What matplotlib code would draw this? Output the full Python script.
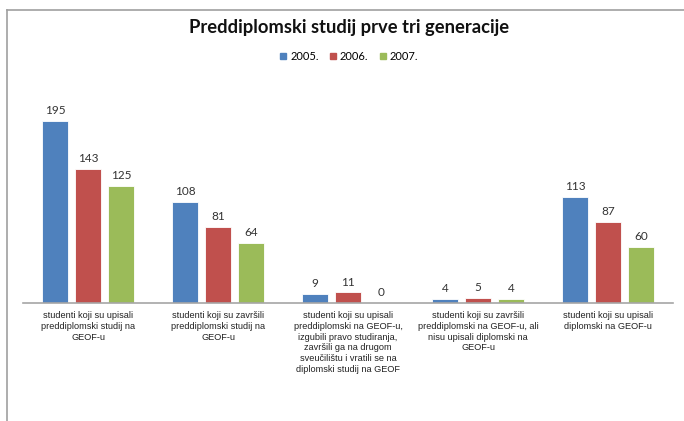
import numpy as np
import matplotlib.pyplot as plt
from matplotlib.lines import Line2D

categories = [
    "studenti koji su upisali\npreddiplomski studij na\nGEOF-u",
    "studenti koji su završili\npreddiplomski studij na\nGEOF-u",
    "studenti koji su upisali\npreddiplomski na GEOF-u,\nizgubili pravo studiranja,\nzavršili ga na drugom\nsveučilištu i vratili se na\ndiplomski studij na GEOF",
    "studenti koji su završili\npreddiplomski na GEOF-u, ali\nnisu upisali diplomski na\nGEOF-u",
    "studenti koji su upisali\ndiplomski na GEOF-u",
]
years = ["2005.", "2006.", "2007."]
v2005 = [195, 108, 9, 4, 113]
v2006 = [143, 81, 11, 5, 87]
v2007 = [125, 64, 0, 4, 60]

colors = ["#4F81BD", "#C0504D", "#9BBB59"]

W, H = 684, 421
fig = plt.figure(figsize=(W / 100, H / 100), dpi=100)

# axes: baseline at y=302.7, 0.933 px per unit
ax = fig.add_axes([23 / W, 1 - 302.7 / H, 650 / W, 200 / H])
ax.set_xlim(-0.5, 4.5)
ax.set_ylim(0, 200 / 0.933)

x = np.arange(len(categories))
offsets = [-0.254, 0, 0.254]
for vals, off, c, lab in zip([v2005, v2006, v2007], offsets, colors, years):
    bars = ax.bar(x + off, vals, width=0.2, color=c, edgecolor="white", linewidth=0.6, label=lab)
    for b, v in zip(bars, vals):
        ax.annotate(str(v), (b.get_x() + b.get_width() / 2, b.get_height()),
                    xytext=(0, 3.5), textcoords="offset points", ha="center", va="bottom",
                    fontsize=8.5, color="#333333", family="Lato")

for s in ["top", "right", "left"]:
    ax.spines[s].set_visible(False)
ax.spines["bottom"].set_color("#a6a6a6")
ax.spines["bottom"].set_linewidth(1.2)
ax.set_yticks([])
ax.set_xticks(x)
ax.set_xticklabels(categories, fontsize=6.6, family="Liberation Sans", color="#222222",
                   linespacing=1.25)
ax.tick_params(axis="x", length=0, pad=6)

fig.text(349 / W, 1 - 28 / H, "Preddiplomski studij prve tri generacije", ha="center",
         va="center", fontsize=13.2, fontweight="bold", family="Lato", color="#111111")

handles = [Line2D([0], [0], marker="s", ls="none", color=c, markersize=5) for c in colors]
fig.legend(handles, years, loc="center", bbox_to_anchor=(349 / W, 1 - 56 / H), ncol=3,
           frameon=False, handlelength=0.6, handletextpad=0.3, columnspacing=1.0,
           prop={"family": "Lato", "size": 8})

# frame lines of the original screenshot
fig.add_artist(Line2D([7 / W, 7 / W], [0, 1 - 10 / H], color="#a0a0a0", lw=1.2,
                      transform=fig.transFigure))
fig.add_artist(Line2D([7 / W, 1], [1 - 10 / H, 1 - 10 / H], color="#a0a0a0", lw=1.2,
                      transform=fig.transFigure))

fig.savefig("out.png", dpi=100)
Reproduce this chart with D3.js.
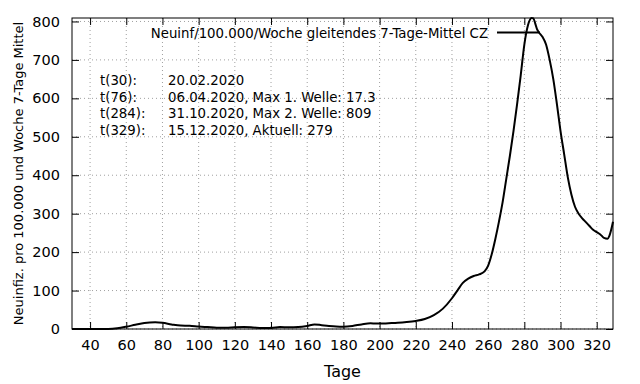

---

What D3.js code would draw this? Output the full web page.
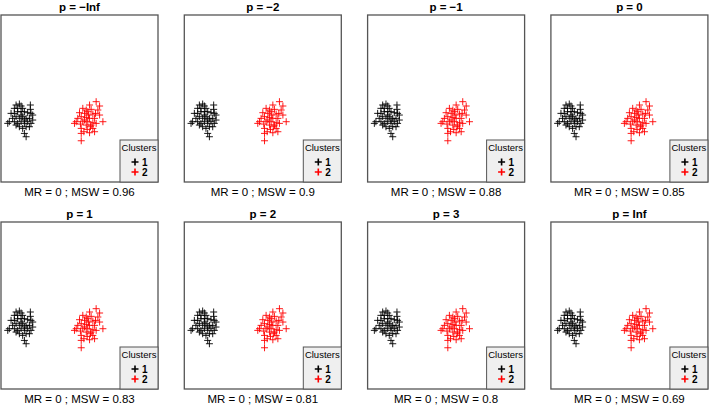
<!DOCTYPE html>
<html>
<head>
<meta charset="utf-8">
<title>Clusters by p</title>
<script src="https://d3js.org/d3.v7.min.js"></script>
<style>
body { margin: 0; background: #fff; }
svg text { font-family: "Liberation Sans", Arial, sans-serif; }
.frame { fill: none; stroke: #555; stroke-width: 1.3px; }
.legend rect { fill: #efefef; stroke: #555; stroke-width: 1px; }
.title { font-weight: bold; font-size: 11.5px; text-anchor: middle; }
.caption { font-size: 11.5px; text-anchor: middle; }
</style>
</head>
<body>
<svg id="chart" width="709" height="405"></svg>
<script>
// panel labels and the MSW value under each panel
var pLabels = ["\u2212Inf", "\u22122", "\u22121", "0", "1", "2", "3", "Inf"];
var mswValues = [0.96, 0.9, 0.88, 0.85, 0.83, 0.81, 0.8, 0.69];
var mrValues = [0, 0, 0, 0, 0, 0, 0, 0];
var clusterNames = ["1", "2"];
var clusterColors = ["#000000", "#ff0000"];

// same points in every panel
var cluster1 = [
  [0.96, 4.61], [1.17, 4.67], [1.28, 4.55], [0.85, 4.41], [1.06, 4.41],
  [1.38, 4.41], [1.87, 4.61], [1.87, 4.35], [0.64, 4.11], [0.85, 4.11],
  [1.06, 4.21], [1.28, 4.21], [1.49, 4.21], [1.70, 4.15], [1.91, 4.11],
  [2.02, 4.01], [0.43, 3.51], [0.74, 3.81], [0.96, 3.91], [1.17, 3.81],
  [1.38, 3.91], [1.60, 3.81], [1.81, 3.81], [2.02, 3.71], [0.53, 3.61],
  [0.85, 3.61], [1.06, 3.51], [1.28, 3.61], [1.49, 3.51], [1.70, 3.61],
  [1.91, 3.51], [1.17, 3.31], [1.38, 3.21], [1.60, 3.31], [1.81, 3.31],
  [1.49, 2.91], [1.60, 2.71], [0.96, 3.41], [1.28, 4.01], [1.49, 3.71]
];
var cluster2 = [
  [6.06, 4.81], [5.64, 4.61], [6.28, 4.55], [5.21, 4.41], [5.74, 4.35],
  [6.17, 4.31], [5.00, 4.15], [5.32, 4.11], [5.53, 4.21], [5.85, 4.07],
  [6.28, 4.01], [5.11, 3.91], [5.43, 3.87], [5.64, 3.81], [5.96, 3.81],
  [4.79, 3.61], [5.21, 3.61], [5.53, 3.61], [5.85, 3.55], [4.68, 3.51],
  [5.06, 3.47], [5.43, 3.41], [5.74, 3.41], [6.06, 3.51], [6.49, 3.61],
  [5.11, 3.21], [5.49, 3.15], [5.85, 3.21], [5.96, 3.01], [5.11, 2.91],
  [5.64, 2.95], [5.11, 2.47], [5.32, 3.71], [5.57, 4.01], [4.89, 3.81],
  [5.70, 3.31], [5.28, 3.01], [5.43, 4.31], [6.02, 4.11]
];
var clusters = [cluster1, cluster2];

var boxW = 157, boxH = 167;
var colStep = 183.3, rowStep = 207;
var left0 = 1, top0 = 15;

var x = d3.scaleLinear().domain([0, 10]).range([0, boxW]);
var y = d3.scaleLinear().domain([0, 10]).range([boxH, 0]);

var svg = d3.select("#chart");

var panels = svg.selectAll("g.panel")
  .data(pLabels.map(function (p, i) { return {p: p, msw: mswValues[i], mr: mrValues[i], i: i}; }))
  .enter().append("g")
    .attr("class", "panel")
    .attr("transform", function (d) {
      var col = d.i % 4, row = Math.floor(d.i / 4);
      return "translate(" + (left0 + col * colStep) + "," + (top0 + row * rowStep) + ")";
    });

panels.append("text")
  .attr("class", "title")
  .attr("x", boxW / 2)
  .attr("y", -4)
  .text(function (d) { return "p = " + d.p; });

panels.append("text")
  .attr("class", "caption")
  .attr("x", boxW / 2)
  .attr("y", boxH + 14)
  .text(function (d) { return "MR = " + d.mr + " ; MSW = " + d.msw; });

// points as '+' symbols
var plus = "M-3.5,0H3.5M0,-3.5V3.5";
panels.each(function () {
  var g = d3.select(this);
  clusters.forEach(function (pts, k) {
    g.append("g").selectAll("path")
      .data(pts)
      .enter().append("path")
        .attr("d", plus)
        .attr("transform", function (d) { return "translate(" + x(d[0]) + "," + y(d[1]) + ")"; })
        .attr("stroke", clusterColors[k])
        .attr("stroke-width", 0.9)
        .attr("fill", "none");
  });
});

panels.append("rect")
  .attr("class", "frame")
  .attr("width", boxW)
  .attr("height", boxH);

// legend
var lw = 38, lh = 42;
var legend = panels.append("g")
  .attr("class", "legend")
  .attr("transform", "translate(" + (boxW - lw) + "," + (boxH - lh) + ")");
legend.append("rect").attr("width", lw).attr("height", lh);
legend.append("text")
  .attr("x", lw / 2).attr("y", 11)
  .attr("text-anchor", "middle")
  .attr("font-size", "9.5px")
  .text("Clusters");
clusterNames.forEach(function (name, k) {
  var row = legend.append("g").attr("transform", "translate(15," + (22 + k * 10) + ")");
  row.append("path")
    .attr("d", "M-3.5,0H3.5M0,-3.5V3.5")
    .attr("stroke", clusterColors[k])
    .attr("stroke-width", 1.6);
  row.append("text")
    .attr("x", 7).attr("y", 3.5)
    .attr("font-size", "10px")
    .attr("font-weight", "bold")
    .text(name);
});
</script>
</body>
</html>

Objective: Look above for the line with "What matplotlib code" and the line with "from matplotlib.lines import Line2D", then copy exactly the lines from the first through the second, both kept, with no pictures.

Answer to the problem:
What matplotlib code would draw this? Output the full Python script.
import numpy as np
import matplotlib.pyplot as plt
from matplotlib.lines import Line2D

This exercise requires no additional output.